07 junho 2020

De repente

A pandemia do coronavírus reduziu os espaços para o interno das casas e tirou a
contagem dos dias da memória, porque a angústia nos faz perdidos no espaço das horas 



Aconteceu assim de repente, como um susto. Não deu tempo de fazer absolutamente nada. Parecia um flash, que brilha o mundo e apaga toda a atenção logo depois. Como a última piscada de olhos antes de um desmaio. Em um momento é luz, no outro é escuridão. Como a última badalada do sino da igreja. Depois de uma sequência frenética, simplesmente para. 

Sempre ouvi dizer que poderia ser assim. Que talvez fosse melhor assim. Tudo aquilo que não nos permite tempo para pensar não dói, não emociona, não marca. A memória não registra. Não vai nos acordar no meio da noite, quando a mente se esvaziar, como um fantasma que vem das profundezas, para dizer que está ali. Não, de repente é melhor. Acaba, se perde, desaparece. 

Mas, se não chama a atenção como algo que a gente espera acontecer, o de repente nos prende o interesse depois. Acontecido, você se pergunta: por que assim, inesperadamente? Por que não permitir que estejamos preparados? Por que não reunir a todos antes de tudo? Por que não criar uma vã expectativa? Não pode acontecer assim. Nada que acontece a nossa revelia pode ser bom. 

Independentemente dos protestos, aconteceu e foi de repente. Nada do que havia vai continuar. Teremos de nos acostumar. E vamos.Temos o péssimo hábito de nos acostumarmos a tudo. Vamos ao mesmo mercado, cozinhamos do mesmo jeito, falamos dos mesmos assuntos, temos as mesmas queixas. Quem disse que não somos fiéis? Mas não deveríamos nos acostumar. 

Nesses tempos de pandemia por causa do coronavírus temos vivido isolados. Ninguém nos visita. Não visitamos ninguém. Pior: não saímos de casa para nada, a não ser para jogar o lixo. Ainda assim vamos de máscara. É como se fôssemos astronautas andando em Marte. Parece que o ar acabou. O vírus se propaga pelas gotículas de saliva no ar. Então temos um ar para cada um. 
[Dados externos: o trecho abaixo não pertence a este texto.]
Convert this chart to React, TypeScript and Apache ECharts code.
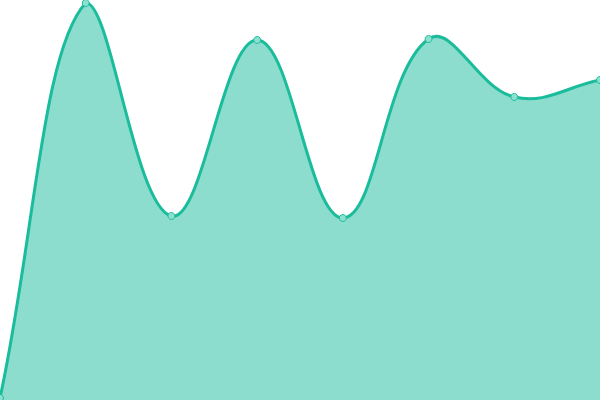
import React, { useEffect, useRef } from "react";
import * as echarts from "echarts";

const categories = ["1", "2", "3", "4", "5", "6", "7", "8"];
const values = [2, 397, 184, 360, 182, 361, 303, 320];
const yMin = 0;
const yMax = 400;
const tension = 0.4;

const LINE = "#1abc9c";
const FILL = "rgba(26,188,156,0.5)";

type Pt = [number, number];

function buildPaths(pts: Pt[], box: { x0: number; y0: number; x1: number; y1: number }, baseY: number) {
  const n = pts.length;
  const prevCp: Pt[] = [];
  const nextCp: Pt[] = [];
  const cap = (v: number, a: number, b: number) => Math.max(Math.min(v, b), a);
  for (let i = 0; i < n; i++) {
    const cur = pts[i];
    const prev = i > 0 ? pts[i - 1] : cur;
    const next = i < n - 1 ? pts[i + 1] : cur;
    const d01 = Math.hypot(cur[0] - prev[0], cur[1] - prev[1]);
    const d12 = Math.hypot(next[0] - cur[0], next[1] - cur[1]);
    let s01 = d01 / (d01 + d12);
    let s12 = d12 / (d01 + d12);
    if (isNaN(s01)) s01 = 0;
    if (isNaN(s12)) s12 = 0;
    const fa = tension * s01;
    const fb = tension * s12;
    const vx = next[0] - prev[0];
    const vy = next[1] - prev[1];
    prevCp.push([cap(cur[0] - fa * vx, box.x0, box.x1), cap(cur[1] - fa * vy, box.y0, box.y1)]);
    nextCp.push([cap(cur[0] + fb * vx, box.x0, box.x1), cap(cur[1] + fb * vy, box.y0, box.y1)]);
  }
  let d = `M${pts[0][0]},${pts[0][1]}`;
  for (let i = 1; i < n; i++) {
    const a = nextCp[i - 1];
    const b = prevCp[i];
    d += ` C${a[0]},${a[1]} ${b[0]},${b[1]} ${pts[i][0]},${pts[i][1]}`;
  }
  const area = `${d} L${pts[n - 1][0]},${baseY} L${pts[0][0]},${baseY} Z`;
  return { line: d, area };
}

export default function App() {
  const ref = useRef<HTMLDivElement>(null);
  useEffect(() => {
    if (!ref.current) return;
    const chart = echarts.init(ref.current, null, { renderer: "svg" });
    chart.setOption({
      animation: false,
      grid: { left: 0, right: 0, top: 0, bottom: 0 },
      xAxis: {
        type: "category",
        data: categories,
        boundaryGap: false,
        show: false,
      },
      yAxis: { type: "value", min: yMin, max: yMax, show: false },
      series: [
        {
          type: "custom",
          z: 2,
          clip: false,
          data: [[0, yMin]],
          renderItem: (params: any, api: any) => {
            const pts: Pt[] = values.map((v, i) => api.coord([i, v]) as Pt);
            const c = params.coordSys;
            const baseY = api.coord([0, yMin])[1];
            const { line, area } = buildPaths(
              pts,
              { x0: c.x, y0: c.y, x1: c.x + c.width, y1: c.y + c.height },
              baseY
            );
            return {
              type: "group",
              children: [
                { type: "path", shape: { pathData: area }, style: { fill: FILL, stroke: "none" } },
                {
                  type: "path",
                  shape: { pathData: line },
                  style: { fill: "none", stroke: LINE, lineWidth: 3 },
                },
              ],
            };
          },
        },
        {
          type: "line",
          z: 3,
          data: values,
          symbol: "circle",
          symbolSize: 7,
          lineStyle: { opacity: 0 },
          itemStyle: { color: "#8ce0cf", borderColor: LINE, borderWidth: 1 },
        },
      ],
    });
    return () => chart.dispose();
  }, []);
  return (
    <div
      ref={ref}
      style={{ position: "fixed", left: 0, top: 0, width: 600, height: 400 }}
    />
  );
}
Eu que pensava que ia viver os meus últimos dias disputando água. Afinal, essa é a maior riqueza do planeta e um tesouro finito. Nada disso. Estamos mendigando um ar só nosso hoje. Eu que ouvia que o mundo estava perdido na lascívia de bocas que beijam sem conhecer. Hoje as bocas estão escondidas. Falavam que beber álcool em demasia era ruim e agora pode para enfrentar a solidão. 

Definitivamente, não era o melhor momento para acontecer. Ainda mais dessa forma: de repente. Um susto particular é um susto muito maior. Ao observar o corpo da minha janela, fico preocupado. Não, não é com a contaminação. É que eu terei de remover e dar fim. Senão daqui a pouco começa a feder. Assim como se deu de repente, fui até lá de repente e recolhi a pomba morta.